The Royal Irish Rifle Volunteers was a Volunteer Corps established in Dublin, Ireland in 1860, in response to the Volunteer Force movement in the United Kingdom. The establishment of the corps was largely instigated by Colonel Fitzstephen French, of Frenchpark, County Roscommon, an MP for that county. Proponents of the force saw it as a way of uniting Irishmen of differing religious and political backgrounds in the common defence of their country. French attempted, but failed, to introduce a bill, the Volunteer Corps (Ireland) Bill, which would legitimise the setting up of a Volunteer Corps in the country.

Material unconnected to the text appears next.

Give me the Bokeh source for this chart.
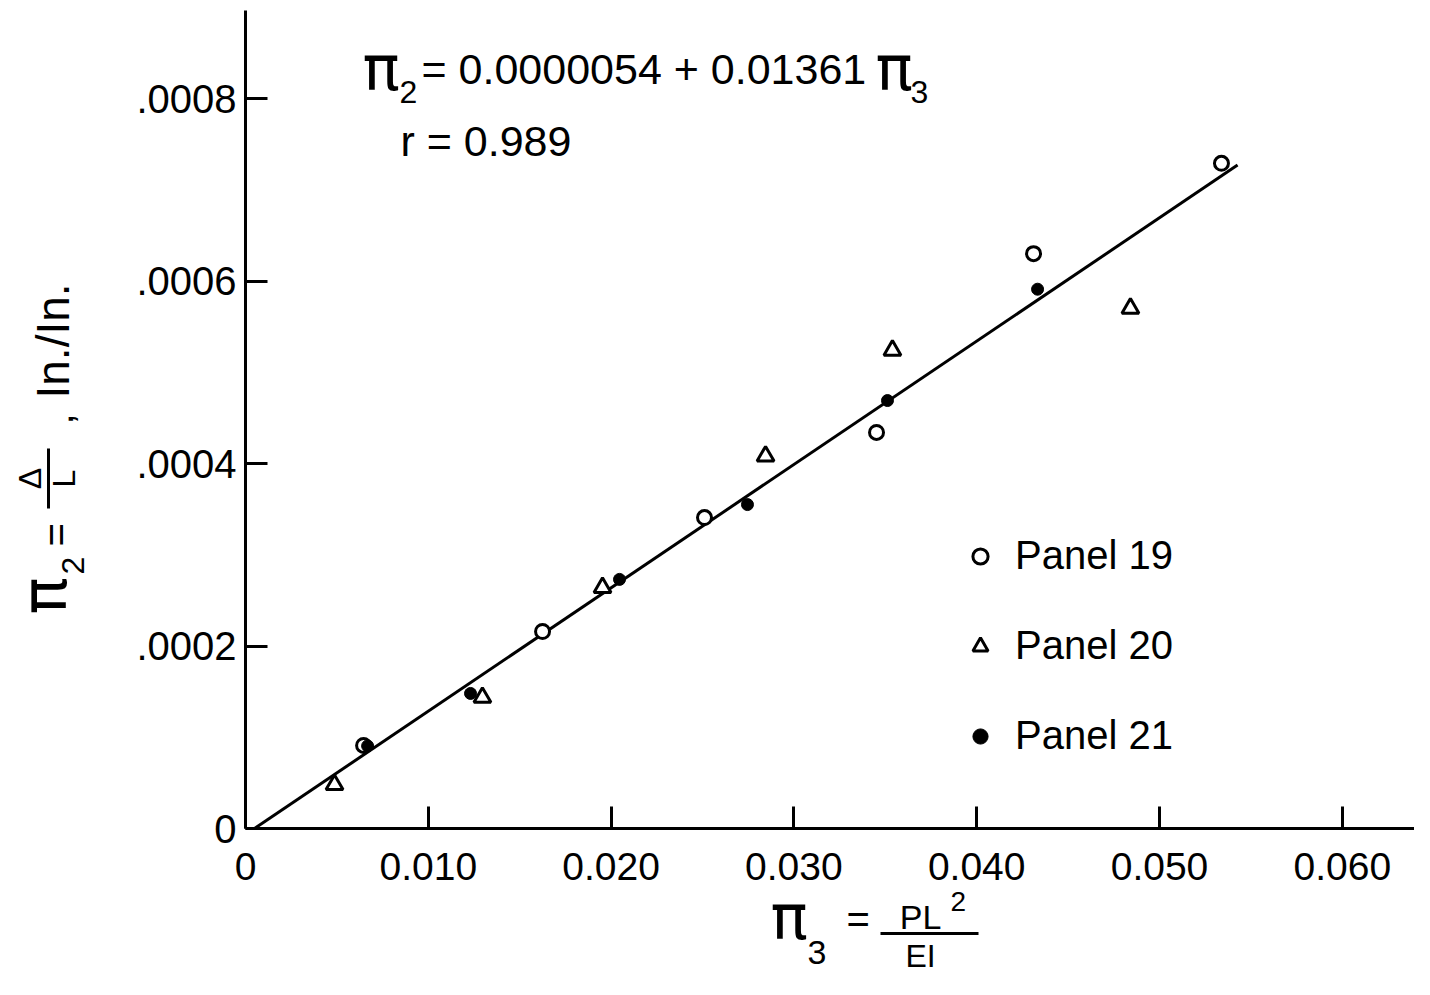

The following year the organisation was renamed the Loyal Association for Irish Rifle Volunteers.

==Background==
On 12 May 1859 the Secretary of State for War, Jonathan Peel had issued a circular letter to lieutenants of counties in England, Wales and Scotland, authorising the formation of volunteer rifle corps (VRC, a.k.a. corps of rifle volunteers and rifle volunteer corps), and of artillery corps in defended coastal towns. Volunteer corps were to be raised under the provisions of the Volunteer Act 1804 (44 Geo. 3. c. 54) However, despite the intercession of some Irish MPs, Ireland was omitted from this project. A Volunteer Corps manned and officered in the main by Irishmen, the Irish Rifle Volunteer Corps had been set up in London in 1859.

==Aftermath==
To replace the 1804 legislation, the Volunteer Act 1863 (26 & 27 Vict. c. 65) was passed, which still omitted Ireland from the right to have its own Volunteer Force, which sounded the death-knell of an Irish Volunteer Corps.

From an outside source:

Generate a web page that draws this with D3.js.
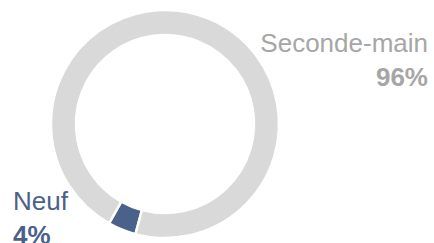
<!DOCTYPE html>
<html>
<head>
<meta charset="utf-8">
<script src="https://cdn.jsdelivr.net/npm/d3@7"></script>
<style>
  body { margin: 0; background: #fff; }
  text { font-family: "Liberation Sans", Arial, sans-serif; }
</style>
</head>
<body>
<svg id="chart" width="434" height="243"></svg>
<script>
const categories = ["Neuf", "Seconde-main"];
const values = [4, 96];
const labels = ["4%", "96%"];
const colors = ["#4a6189", "#d9d9d9"];
const textColors = ["#4a6189", "#a6a6a6"];

const svg = d3.select("#chart");
const cx = 165, cy = 124;
const outer = 114, inner = 89;

const pie = d3.pie()
  .sort(null)
  .startAngle(195 * Math.PI / 180)
  .endAngle(555 * Math.PI / 180);

const arc = d3.arc().innerRadius(inner).outerRadius(outer);

const g = svg.append("g").attr("transform", `translate(${cx},${cy})`);

g.selectAll("path")
  .data(pie(values))
  .join("path")
  .attr("d", arc)
  .attr("fill", (d, i) => colors[i])
  .attr("stroke", "#fff")
  .attr("stroke-width", 2.5);

// labels
const labelPos = [
  { x: 13, y: 210, anchor: "start" },
  { x: 428, y: 52, anchor: "end" }
];

categories.forEach((c, i) => {
  const p = labelPos[i];
  svg.append("text")
    .attr("x", p.x).attr("y", p.y)
    .attr("text-anchor", p.anchor)
    .attr("font-size", 26)
    .attr("fill", textColors[i])
    .text(c);
  svg.append("text")
    .attr("x", p.x).attr("y", p.y + 34)
    .attr("text-anchor", p.anchor)
    .attr("font-size", 26)
    .attr("font-weight", "bold")
    .attr("fill", textColors[i])
    .text(labels[i]);
});
</script>
</body>
</html>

In June 1879 the Chevalier O'Clery, MP for County Wexford, introduced a bill, the Irish Volunteer Bill, in the British Parliament, which had the intention of allowing an armed Volunteer Corps to be set up in the country. The leaders of the Irish Party were divided on the issue, and only a small number supported it. The Chief Secretary for Ireland opposed the bill. The bill was rejected in Parliament on 1 March 1880.